Hamilton: On the Super Bowl with Beyonce, we had a Steadicam fail in the middle of the show. The camera literally snapped off its mounting. That was it, the Steadicam would feature no more in the show. We'd scripted that shot out really tightly so every kind of shot was carefully called in the script for the show. As soon as you take one of those bricks out everything else could start to creak. So thinking on the sly, every time I was going to cut to that camera I had to change that out for another. My get out jail card shot was just quick thinking because I knew the show so well I could call out a different shot in the moment. We were busking and scripting at exactly the same time. I'd briefed the cameramen on what to do if this or that happened so it was okay. Nobody noticed when we watched it back.

THR: Has digital technology enabled you to achieve results more easily?

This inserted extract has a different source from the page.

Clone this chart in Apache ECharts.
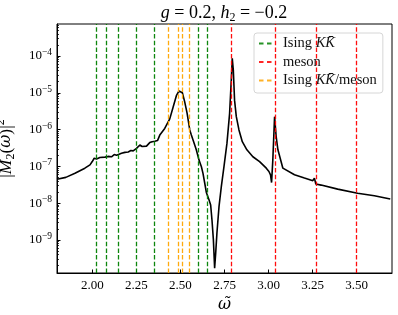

Hamilton: Digital cameras are smaller, lighter and more responsive, and they are, in terms of image quality, closer to film cameras than ever before. I love using technology to tell a story in a different way and I've been really lucky in the last 10 years that camera technology -- dollies, grips, rails, cranes, flying cameras, gyro cameras -- has changed everything. All these tools you can use for a script.

THR: What's the next big thing on your work roster?

Hamilton: The next show I shoot is probably the MTV Video Music awards [in L.A.] in August then the Victoria Secret show in November, Super Bowl next year.

THR: Have you felt the squeeze on budgets and ambitions because of the hard economic environment in the media industry?

Hamilton: We definitely work in more economically challenged times but I think as technology changes, as budgets change, the whole thing is fluid. Any show I have ever done there is never enough money and never enough time and part of the director's job is to work within the resources he or she has to best tell the story or capture the moment. The job of the director is on occasion to say, you know what, I can't do this. We need a bit more money or time to do what you really want to do. Sometimes there are situations when there is no more money and sometimes the producers may have put a little extra few dollars in their back pockets as a contingency.